* BEGIN *

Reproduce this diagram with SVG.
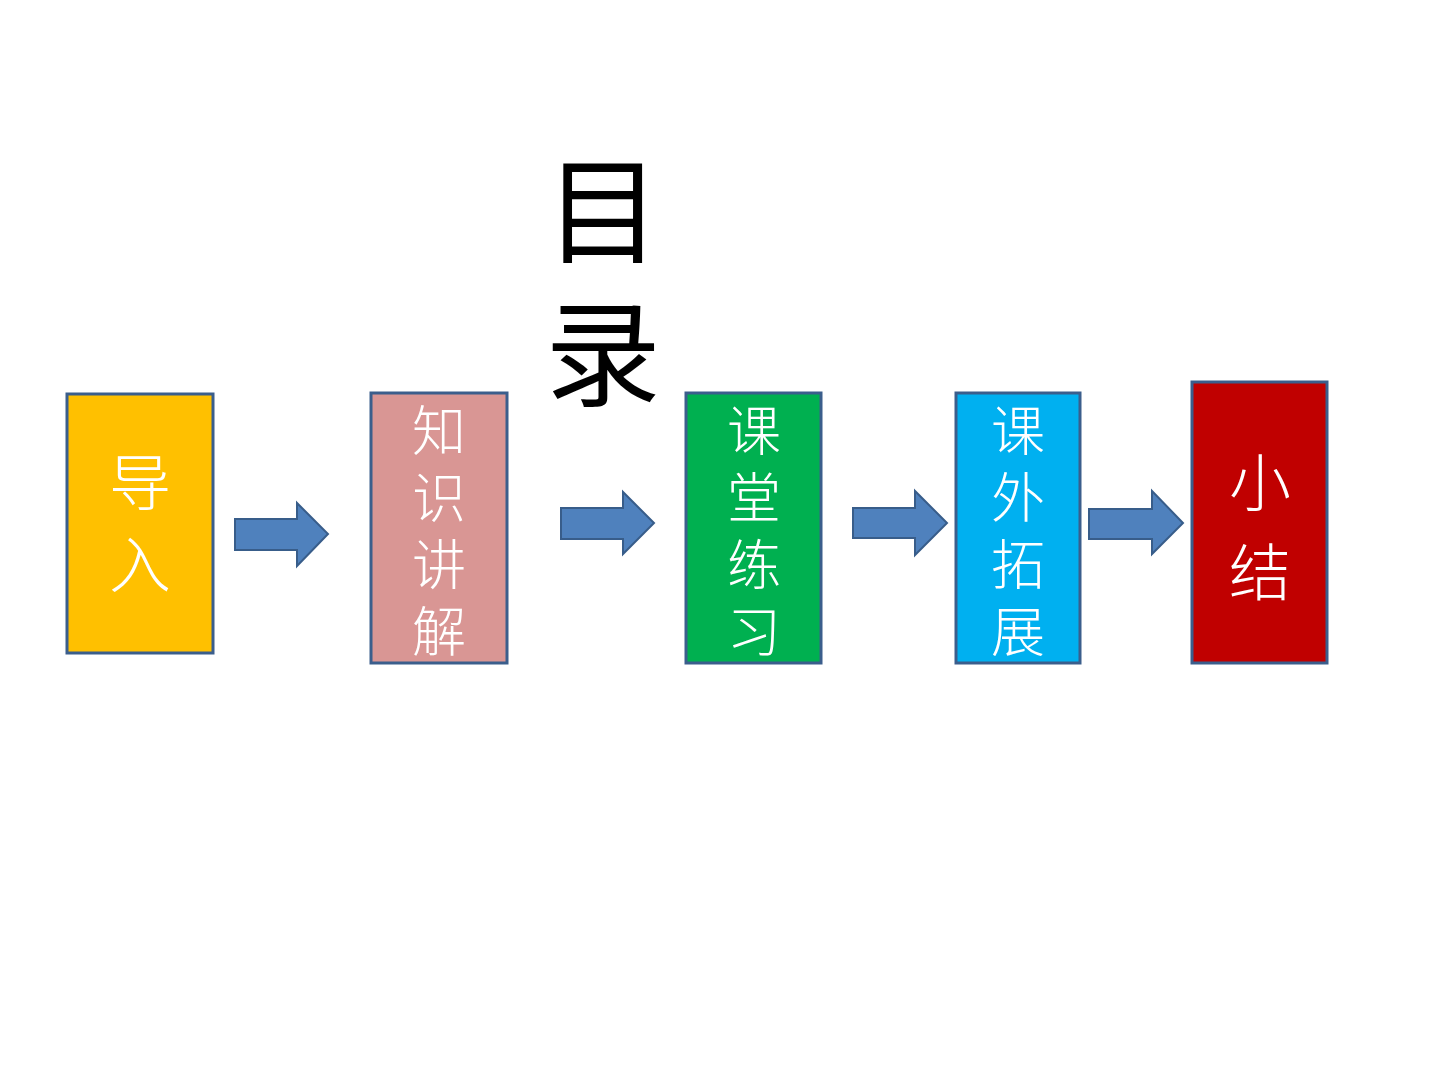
<svg xmlns="http://www.w3.org/2000/svg" width="1440" height="1080" viewBox="0 0 1440 1080">
<style>
.box{stroke:#3B5E8C;stroke-width:3}
.lbl{fill:#fff;font-family:"Noto Sans CJK SC","Noto Sans CJK JP",sans-serif;font-weight:300;text-anchor:middle}
.arr{fill:#4F81BD;stroke:#385D8A;stroke-width:2;stroke-linejoin:miter}
.title{fill:#000;font-family:"Noto Sans CJK SC",sans-serif;font-size:116px;text-anchor:middle}
</style>
<rect width="1440" height="1080" fill="#fff"/>
<g id="title">
<text class="title" x="603" y="254">目</text>
<text class="title" x="603" y="397">录</text>
</g>
<g id="node-daoru">
<rect class="box" x="67" y="394" width="146" height="259" fill="#FFC000"/>
<text class="lbl" font-size="62" x="140" y="506">导</text>
<text class="lbl" font-size="62" x="140" y="588">入</text>
</g>
<g id="node-zhishi">
<rect class="box" x="371" y="393" width="136" height="270" fill="#D99694"/>
<text class="lbl" font-size="54" x="439" y="451">知</text>
<text class="lbl" font-size="54" x="439" y="518">识</text>
<text class="lbl" font-size="54" x="439" y="585">讲</text>
<text class="lbl" font-size="54" x="439" y="652">解</text>
</g>
<g id="node-ketang">
<rect class="box" x="686" y="393" width="135" height="270" fill="#00B050"/>
<text class="lbl" font-size="54" x="754" y="451">课</text>
<text class="lbl" font-size="54" x="754" y="518">堂</text>
<text class="lbl" font-size="54" x="754" y="585">练</text>
<text class="lbl" font-size="54" x="754" y="652">习</text>
</g>
<g id="node-kewai">
<rect class="box" x="956" y="393" width="124" height="270" fill="#00B0F0"/>
<text class="lbl" font-size="54" x="1018" y="451">课</text>
<text class="lbl" font-size="54" x="1018" y="518">外</text>
<text class="lbl" font-size="54" x="1018" y="585">拓</text>
<text class="lbl" font-size="54" x="1018" y="652">展</text>
</g>
<g id="node-xiaojie">
<rect class="box" x="1192" y="382" width="135" height="281" fill="#C00000"/>
<text class="lbl" font-size="62" x="1260" y="506">小</text>
<text class="lbl" font-size="62" x="1260" y="596">结</text>
</g>
<g id="connectors">
<polygon class="arr" points="235,519 297,519 297,503 328,534 297,566 297,550 235,550"/>
<polygon class="arr" points="561,508 623,508 623,492 654,523 623,554 623,539 561,539"/>
<polygon class="arr" points="853,508 915,508 915,491 947,523 915,555 915,538 853,538"/>
<polygon class="arr" points="1089,509 1152,509 1152,491 1183,523 1152,554 1152,539 1089,539"/>
</g>
</svg>
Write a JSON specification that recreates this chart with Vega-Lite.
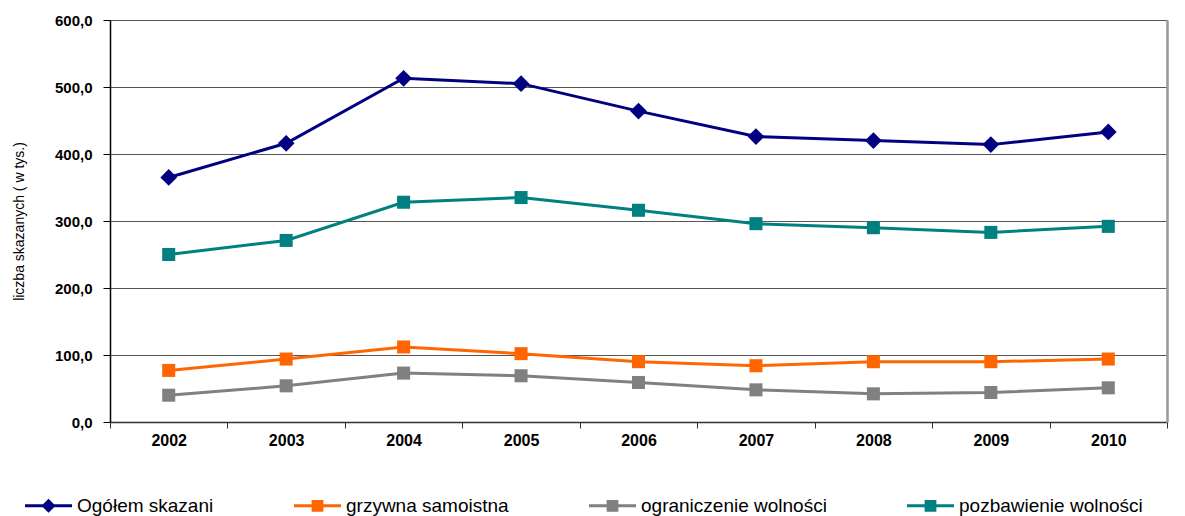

* END *

### Required work
Repeat the material verbatim. Do not carry over any picture.

### Solution to this exercise
Reproduce this diagram with SVG.
<svg xmlns="http://www.w3.org/2000/svg" width="1440" height="1080" viewBox="0 0 1440 1080">
<style>
.box{stroke:#3B5E8C;stroke-width:3}
.lbl{fill:#fff;font-family:"Noto Sans CJK SC","Noto Sans CJK JP",sans-serif;font-weight:300;text-anchor:middle}
.arr{fill:#4F81BD;stroke:#385D8A;stroke-width:2;stroke-linejoin:miter}
.title{fill:#000;font-family:"Noto Sans CJK SC",sans-serif;font-size:116px;text-anchor:middle}
</style>
<rect width="1440" height="1080" fill="#fff"/>
<g id="title">
<text class="title" x="603" y="254">目</text>
<text class="title" x="603" y="397">录</text>
</g>
<g id="node-daoru">
<rect class="box" x="67" y="394" width="146" height="259" fill="#FFC000"/>
<text class="lbl" font-size="62" x="140" y="506">导</text>
<text class="lbl" font-size="62" x="140" y="588">入</text>
</g>
<g id="node-zhishi">
<rect class="box" x="371" y="393" width="136" height="270" fill="#D99694"/>
<text class="lbl" font-size="54" x="439" y="451">知</text>
<text class="lbl" font-size="54" x="439" y="518">识</text>
<text class="lbl" font-size="54" x="439" y="585">讲</text>
<text class="lbl" font-size="54" x="439" y="652">解</text>
</g>
<g id="node-ketang">
<rect class="box" x="686" y="393" width="135" height="270" fill="#00B050"/>
<text class="lbl" font-size="54" x="754" y="451">课</text>
<text class="lbl" font-size="54" x="754" y="518">堂</text>
<text class="lbl" font-size="54" x="754" y="585">练</text>
<text class="lbl" font-size="54" x="754" y="652">习</text>
</g>
<g id="node-kewai">
<rect class="box" x="956" y="393" width="124" height="270" fill="#00B0F0"/>
<text class="lbl" font-size="54" x="1018" y="451">课</text>
<text class="lbl" font-size="54" x="1018" y="518">外</text>
<text class="lbl" font-size="54" x="1018" y="585">拓</text>
<text class="lbl" font-size="54" x="1018" y="652">展</text>
</g>
<g id="node-xiaojie">
<rect class="box" x="1192" y="382" width="135" height="281" fill="#C00000"/>
<text class="lbl" font-size="62" x="1260" y="506">小</text>
<text class="lbl" font-size="62" x="1260" y="596">结</text>
</g>
<g id="connectors">
<polygon class="arr" points="235,519 297,519 297,503 328,534 297,566 297,550 235,550"/>
<polygon class="arr" points="561,508 623,508 623,492 654,523 623,554 623,539 561,539"/>
<polygon class="arr" points="853,508 915,508 915,491 947,523 915,555 915,538 853,538"/>
<polygon class="arr" points="1089,509 1152,509 1152,491 1183,523 1152,554 1152,539 1089,539"/>
</g>
</svg>
Write a JSON specification that recreates this chart with Vega-Lite.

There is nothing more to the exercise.